■ **DATA EXCERPT**
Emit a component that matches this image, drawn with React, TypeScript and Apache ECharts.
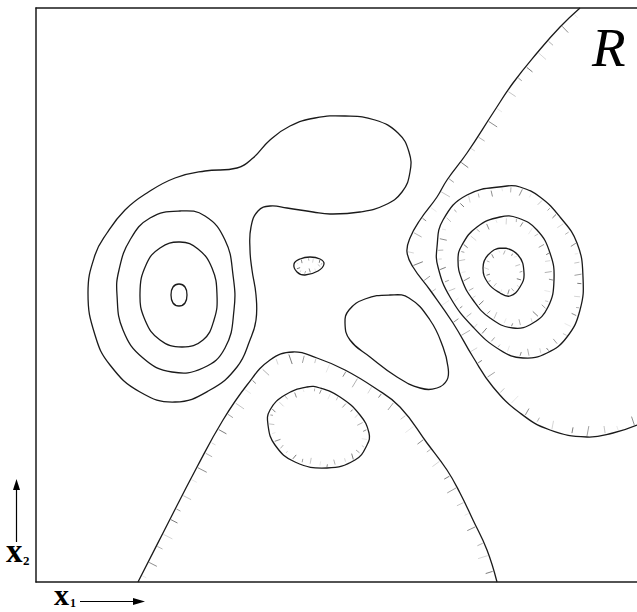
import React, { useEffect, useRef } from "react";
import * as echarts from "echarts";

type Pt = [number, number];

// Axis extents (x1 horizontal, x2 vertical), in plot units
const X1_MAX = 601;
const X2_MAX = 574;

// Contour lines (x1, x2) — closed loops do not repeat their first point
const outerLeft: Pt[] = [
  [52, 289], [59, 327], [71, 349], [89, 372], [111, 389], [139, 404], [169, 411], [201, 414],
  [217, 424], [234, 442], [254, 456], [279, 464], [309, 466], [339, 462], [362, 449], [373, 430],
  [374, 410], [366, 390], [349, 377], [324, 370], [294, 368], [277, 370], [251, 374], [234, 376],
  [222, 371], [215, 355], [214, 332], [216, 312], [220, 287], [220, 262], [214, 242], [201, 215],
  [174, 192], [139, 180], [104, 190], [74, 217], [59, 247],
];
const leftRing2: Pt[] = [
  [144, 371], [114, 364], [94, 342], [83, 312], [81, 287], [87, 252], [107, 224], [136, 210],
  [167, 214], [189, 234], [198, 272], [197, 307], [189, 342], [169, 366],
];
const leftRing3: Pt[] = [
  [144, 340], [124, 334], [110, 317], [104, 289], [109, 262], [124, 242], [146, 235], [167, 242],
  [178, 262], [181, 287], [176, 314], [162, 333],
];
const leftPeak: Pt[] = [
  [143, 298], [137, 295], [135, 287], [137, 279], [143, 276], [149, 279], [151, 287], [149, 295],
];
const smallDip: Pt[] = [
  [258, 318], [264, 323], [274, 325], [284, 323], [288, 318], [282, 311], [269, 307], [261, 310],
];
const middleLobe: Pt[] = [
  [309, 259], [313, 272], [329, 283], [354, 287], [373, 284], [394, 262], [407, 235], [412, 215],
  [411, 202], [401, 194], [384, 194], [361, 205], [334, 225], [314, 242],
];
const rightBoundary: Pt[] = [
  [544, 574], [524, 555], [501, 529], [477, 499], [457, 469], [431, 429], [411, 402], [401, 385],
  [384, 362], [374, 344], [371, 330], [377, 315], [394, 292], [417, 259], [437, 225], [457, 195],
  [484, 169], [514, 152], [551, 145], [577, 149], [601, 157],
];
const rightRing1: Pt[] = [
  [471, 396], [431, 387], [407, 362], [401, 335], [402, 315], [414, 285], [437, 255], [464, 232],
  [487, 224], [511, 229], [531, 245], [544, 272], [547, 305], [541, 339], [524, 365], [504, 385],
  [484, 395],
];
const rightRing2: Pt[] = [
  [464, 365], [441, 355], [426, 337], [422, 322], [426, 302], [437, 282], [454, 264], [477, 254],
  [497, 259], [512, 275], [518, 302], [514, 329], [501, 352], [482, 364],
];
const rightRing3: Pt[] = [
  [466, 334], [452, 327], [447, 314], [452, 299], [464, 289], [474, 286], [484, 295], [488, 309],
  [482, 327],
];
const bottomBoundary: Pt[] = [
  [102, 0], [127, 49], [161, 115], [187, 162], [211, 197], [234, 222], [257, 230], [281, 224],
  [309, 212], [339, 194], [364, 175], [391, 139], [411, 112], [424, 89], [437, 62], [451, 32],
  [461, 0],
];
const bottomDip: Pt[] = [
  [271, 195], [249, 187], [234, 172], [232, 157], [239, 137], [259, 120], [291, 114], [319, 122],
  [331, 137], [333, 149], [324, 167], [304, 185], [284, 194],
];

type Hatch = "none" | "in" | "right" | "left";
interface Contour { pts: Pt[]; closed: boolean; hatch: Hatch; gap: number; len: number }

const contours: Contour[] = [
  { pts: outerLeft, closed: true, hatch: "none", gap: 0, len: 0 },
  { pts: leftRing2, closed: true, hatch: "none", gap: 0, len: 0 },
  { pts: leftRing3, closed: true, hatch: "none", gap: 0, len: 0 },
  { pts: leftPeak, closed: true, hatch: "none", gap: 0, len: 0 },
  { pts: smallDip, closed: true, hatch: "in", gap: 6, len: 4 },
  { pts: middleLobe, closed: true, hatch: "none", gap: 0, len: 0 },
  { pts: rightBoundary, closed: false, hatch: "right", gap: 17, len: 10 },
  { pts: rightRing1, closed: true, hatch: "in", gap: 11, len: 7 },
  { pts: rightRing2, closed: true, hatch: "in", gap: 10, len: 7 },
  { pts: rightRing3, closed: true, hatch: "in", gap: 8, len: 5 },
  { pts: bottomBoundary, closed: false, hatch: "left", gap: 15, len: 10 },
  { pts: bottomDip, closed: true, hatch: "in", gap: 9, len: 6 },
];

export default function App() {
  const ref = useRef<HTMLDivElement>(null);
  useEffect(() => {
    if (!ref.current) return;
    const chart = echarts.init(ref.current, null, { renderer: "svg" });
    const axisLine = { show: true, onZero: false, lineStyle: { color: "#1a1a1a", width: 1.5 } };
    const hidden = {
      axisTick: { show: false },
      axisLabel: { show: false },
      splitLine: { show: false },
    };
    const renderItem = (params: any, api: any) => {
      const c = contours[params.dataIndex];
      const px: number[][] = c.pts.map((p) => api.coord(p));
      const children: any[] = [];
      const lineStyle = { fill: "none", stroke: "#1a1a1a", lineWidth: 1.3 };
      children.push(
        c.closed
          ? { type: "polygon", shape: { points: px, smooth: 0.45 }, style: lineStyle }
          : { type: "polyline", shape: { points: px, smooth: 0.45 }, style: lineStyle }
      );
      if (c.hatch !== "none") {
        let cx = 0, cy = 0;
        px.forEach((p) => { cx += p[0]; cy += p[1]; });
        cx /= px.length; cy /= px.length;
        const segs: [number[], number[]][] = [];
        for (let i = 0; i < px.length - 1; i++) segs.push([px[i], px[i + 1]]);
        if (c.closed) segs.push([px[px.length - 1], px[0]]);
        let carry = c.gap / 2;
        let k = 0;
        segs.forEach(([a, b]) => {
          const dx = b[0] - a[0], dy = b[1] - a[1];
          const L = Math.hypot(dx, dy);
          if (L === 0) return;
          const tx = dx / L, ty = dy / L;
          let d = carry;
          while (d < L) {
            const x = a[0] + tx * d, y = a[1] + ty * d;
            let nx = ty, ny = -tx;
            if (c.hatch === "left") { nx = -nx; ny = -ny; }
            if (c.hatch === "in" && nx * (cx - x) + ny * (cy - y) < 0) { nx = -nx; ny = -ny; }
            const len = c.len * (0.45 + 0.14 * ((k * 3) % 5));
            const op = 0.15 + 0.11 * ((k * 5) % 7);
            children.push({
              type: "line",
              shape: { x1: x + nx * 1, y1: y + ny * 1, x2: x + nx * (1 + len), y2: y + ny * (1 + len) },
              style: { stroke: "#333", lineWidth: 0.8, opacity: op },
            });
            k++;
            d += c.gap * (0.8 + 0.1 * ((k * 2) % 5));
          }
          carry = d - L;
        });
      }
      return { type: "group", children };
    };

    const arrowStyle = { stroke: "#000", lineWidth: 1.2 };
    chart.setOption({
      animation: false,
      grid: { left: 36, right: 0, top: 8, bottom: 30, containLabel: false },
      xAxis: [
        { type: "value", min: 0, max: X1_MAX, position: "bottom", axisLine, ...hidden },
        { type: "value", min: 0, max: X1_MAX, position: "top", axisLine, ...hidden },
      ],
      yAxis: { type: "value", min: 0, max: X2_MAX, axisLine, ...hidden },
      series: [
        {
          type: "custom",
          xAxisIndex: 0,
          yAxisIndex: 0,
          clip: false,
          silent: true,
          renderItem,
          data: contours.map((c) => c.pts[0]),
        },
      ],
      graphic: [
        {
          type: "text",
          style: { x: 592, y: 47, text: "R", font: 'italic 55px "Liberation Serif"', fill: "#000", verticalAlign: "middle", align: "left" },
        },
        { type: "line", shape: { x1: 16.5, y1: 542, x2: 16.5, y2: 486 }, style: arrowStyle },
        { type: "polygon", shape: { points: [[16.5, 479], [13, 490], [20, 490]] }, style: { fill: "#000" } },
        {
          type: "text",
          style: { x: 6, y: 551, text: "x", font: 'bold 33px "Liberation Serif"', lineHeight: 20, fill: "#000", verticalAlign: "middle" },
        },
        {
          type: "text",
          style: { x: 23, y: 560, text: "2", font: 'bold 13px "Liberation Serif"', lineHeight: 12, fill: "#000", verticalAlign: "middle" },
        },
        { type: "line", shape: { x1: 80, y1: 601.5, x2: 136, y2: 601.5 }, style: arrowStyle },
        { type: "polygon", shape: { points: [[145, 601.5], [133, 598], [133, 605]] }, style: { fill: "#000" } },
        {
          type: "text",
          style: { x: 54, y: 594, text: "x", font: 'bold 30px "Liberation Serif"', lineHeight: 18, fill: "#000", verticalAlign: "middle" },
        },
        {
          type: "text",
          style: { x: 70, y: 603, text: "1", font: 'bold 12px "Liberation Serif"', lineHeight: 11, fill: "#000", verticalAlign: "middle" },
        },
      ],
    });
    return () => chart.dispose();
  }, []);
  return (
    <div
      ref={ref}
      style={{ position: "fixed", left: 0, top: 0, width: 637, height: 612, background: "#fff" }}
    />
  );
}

■ **EXERCISE BRIEF**
Skip the pictures, please, and transcribe only the lines from the beginning of the material through the one that contains "type Pt = [number, number];".

■ **EXERCISE OUTPUT**
Emit a component that matches this image, drawn with React, TypeScript and Apache ECharts.
import React, { useEffect, useRef } from "react";
import * as echarts from "echarts";

type Pt = [number, number];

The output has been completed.